Selasa 21 Jan 2014 13:01 WIB

Atasi Banjir Jakarta, Pemimpin di Jabodetabek Perlu Bekerja Sama

Aktivitas warga di Jalan KH Abdullah Syafei yang tergenang banjir akibat meluapnya Kali Ciliwung di Kampung Melayu, Jakarta, Sabtu (18/1). (Republika/Prayogi)
Aktivitas warga di Jalan KH Abdullah Syafei yang tergenang banjir akibat meluapnya Kali Ciliwung di Kampung Melayu, Jakarta, Sabtu (18/1). (Republika/Prayogi)

REPUBLIKA.CO.ID, JAKARTA -- Banjir yang selalu melanda Jakarta hanya bisa diatasi dengan harmonisasi kebijakan. Pemerhati kota, Rommy meminta agar para pemimpin di wilayah Jabodetabek agar bekerja sama melakukan harmonisasi 

''Untuk itu saya berharap pemimpin di area ini (Jabodetabek) bisa lebih bijaksana dan tidak arogan untuk dapat bekerja sama,'' ungkap Rommy yang juga calon anggota DPD dari daerah pemilihan DKI Jakarta, Selasa (21/1).

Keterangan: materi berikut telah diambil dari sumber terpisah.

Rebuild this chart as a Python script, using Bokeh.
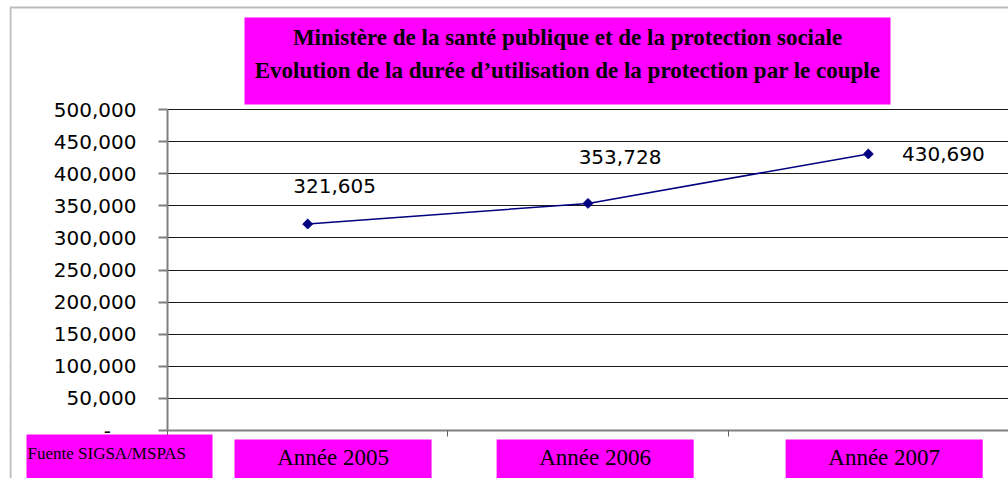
import math
from bokeh.plotting import figure
from bokeh.models import (ColumnDataSource, Range1d, FixedTicker, BoxAnnotation, Label, LinearAxis)
from bokeh.core.properties import value
from bokeh.embed import file_html
from bokeh.resources import INLINE

# ---- data ----
years = ["Année 2005", "Année 2006", "Année 2007"]
values = [321605, 353728, 430690]
value_labels = ["321,605", "353,728", "430,690"]
y_ticks = [0, 50000, 100000, 150000, 200000, 250000, 300000, 350000, 400000, 450000, 500000]
y_tick_labels = ["-\u00a0\u00a0\u00a0\u00a0", "50,000", "100,000", "150,000", "200,000", "250,000",
                 "300,000", "350,000", "400,000", "450,000", "500,000"]
title_lines = ["Ministère de la santé publique et de la protection sociale",
               "Evolution de la durée d\u2019utilisation de la protection par le couple"]
source_note = "Fuente SIGSA/MSPAS"

# ---- styles / layout ----
MAGENTA = "#FF00FF"
NAVY = "#000080"
W, H = 1008, 478
PAD_L = 9                                       # white margin left of the outer border
FRAME_L, FRAME_T, FRAME_B = 167, 109, 430       # plot-area edges in canvas pixels
Y_MAX = 500000
label_dx = [27, 32, 75]
label_dy = [-38, -46, 0]
box_offsets = [0.239, 0.174, 0.205]
box_width = 0.703


def sx(cx):
    """canvas x pixel -> screen units relative to the frame"""
    return cx - PAD_L


def sy(cy):
    """canvas y pixel (from top) -> screen units (from bottom)"""
    return H - cy


n = len(years)
x_per_px = n / (W - FRAME_L)
y_per_px = Y_MAX / (FRAME_B - FRAME_T)
x_range = Range1d(-(FRAME_L - PAD_L) * x_per_px, n)
y_range = Range1d(-(H - FRAME_B) * y_per_px, Y_MAX + FRAME_T * y_per_px)

xs = [i + 0.5 for i in range(n)]
src = ColumnDataSource(dict(x=xs, y=values, lab=value_labels, dx=label_dx, dy=label_dy))

p = figure(width=W, height=H, output_backend="svg", toolbar_location=None,
           x_range=x_range, y_range=y_range,
           x_axis_location=None, y_axis_location=None,
           min_border_left=PAD_L, min_border_right=0, min_border_top=0, min_border_bottom=0)
p.background_fill_color = "white"
p.border_fill_color = "white"
p.outline_line_color = None

# grid (only y) + white cover left of the plot area
p.xgrid.grid_line_color = None
p.ygrid.ticker = FixedTicker(ticks=y_ticks)
p.ygrid.grid_line_color = "#1a1a1a"
p.ygrid.grid_line_width = 1
p.add_layout(BoxAnnotation(left=x_range.start - 1, right=0, bottom=y_range.start - Y_MAX,
                           top=y_range.end + Y_MAX,
                           fill_color="white", fill_alpha=1, line_color=None, level="underlay"))

# y axis at x = 0
ya = LinearAxis(fixed_location=0, bounds=(0, Y_MAX))
ya.ticker = FixedTicker(ticks=y_ticks)
ya.major_label_overrides = {t: l for t, l in zip(y_ticks, y_tick_labels)}
ya.major_label_text_font = "DejaVu Sans"
ya.major_label_text_font_size = "20px"
ya.major_label_text_color = "black"
ya.major_label_standoff = 22
ya.major_tick_out = 9
ya.major_tick_in = 0
ya.minor_tick_line_color = None
ya.axis_line_color = "#808080"
ya.axis_line_width = 2
ya.major_tick_line_color = "#808080"
ya.major_tick_line_width = 2
p.add_layout(ya, "left")

# x axis at y = 0: tick marks at category boundaries
xa = LinearAxis(fixed_location=0, bounds=(0, n))
xa.ticker = FixedTicker(ticks=[], minor_ticks=list(range(n + 1)))
xa.major_tick_line_color = None
xa.minor_tick_out = 6
xa.minor_tick_in = 0
xa.minor_tick_line_color = "#606060"
xa.minor_tick_line_width = 1
xa.axis_line_color = "#808080"
xa.axis_line_width = 2
p.add_layout(xa, "below")

# data
p.line("x", "y", source=src, line_color=NAVY, line_width=1.5)
p.scatter("x", "y", source=src, marker="square", angle=math.pi / 4, size=7,
          fill_color=NAVY, line_color=NAVY)
p.text("x", "y", text="lab", source=src, x_offset="dx", y_offset="dy",
       text_font=value("DejaVu Sans"), text_font_size="20px", text_color="black",
       text_align="center", text_baseline="middle")

# category label boxes
for i, (yr, off) in enumerate(zip(years, box_offsets)):
    p.add_layout(BoxAnnotation(left=i + off, right=i + off + box_width, top=sy(439), bottom=-20,
                               top_units="screen", bottom_units="screen",
                               fill_color=MAGENTA, fill_alpha=1, line_color=None))
    p.add_layout(Label(x=i + off + box_width / 2, y=sy(457), y_units="screen", text=yr,
                       text_font="Liberation Serif", text_font_size="23px", text_color="black",
                       text_align="center", text_baseline="middle"))

# title box
p.add_layout(BoxAnnotation(left=sx(244), right=sx(890), top=sy(17), bottom=sy(104),
                           left_units="screen", right_units="screen",
                           top_units="screen", bottom_units="screen",
                           fill_color=MAGENTA, fill_alpha=1, line_color=None))
for line, cy in zip(title_lines, [37, 70]):
    p.add_layout(Label(x=sx(567), y=sy(cy), x_units="screen", y_units="screen", text=line,
                       text_font="Liberation Serif", text_font_style="bold",
                       text_font_size="23px", text_color="black",
                       text_align="center", text_baseline="middle"))

# source box
p.add_layout(BoxAnnotation(left=sx(26), right=sx(212), top=sy(434), bottom=-20,
                           left_units="screen", right_units="screen",
                           top_units="screen", bottom_units="screen",
                           fill_color=MAGENTA, fill_alpha=1, line_color=None))
p.add_layout(Label(x=sx(27), y=sy(453), x_units="screen", y_units="screen", text=source_note,
                   text_font="Liberation Serif", text_font_size="17px", text_color="black",
                   text_align="left", text_baseline="middle"))

# outer border (left and top edges visible)
p.add_layout(BoxAnnotation(left=sx(10), right=W + 50, top=sy(7), bottom=-50,
                           left_units="screen", right_units="screen",
                           top_units="screen", bottom_units="screen",
                           fill_color=None, line_color="#222222", line_width=2))

open("out.html", "w").write(file_html(p, INLINE))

Kerja sama itu, kata dia, dengan  cara penanggulangan dan pengelolaan sampah, serta kampanye budaya bersih. Penggagas gerakan #betterjkt -- sebuah gerakan di media sosial bersama masyarakat untuk menciptakan Jakarta yang lebih baik -- itu mengingatkan agar pemerintah untuk menyetop pemberian izin mendirikan bangunan (IMB) di daerah resapan air.

''Akan tetapi, sepertinya sampai saat ini pembangunan daerah-daerah di Jabodetabek sangat masif, seperti pembangunan pusat-pusat perbelanjaan (mega mall), hotel-hotel, perumahan, dan bangunan besar lain yang kerap mengabaikan AMDAL (analisis mengenai dampak lingkungan),'' ungkap pria yang dijuluki "Anak Kampung Jakarta" itu.

Menurut dia, daerah-daerah yang seharusnya menjadi ruang terbuka hijau dan daerah resapan air, justru diganti dengan hutan beton. ''Daerah kawasan hutan sudah mengalami erosi, rawan longsor dan kekuatan hutan menyangga air pun berkurang sehingga banjir pun tak terelakkan.''

Rommy menegaskan, perlu kebesaran hati para pemimpin di daerah Jabodetabek untuk duduk bersama, menghilangkan arogansi untuk membuat kesepakatan, misalnya soal penanganan banjir.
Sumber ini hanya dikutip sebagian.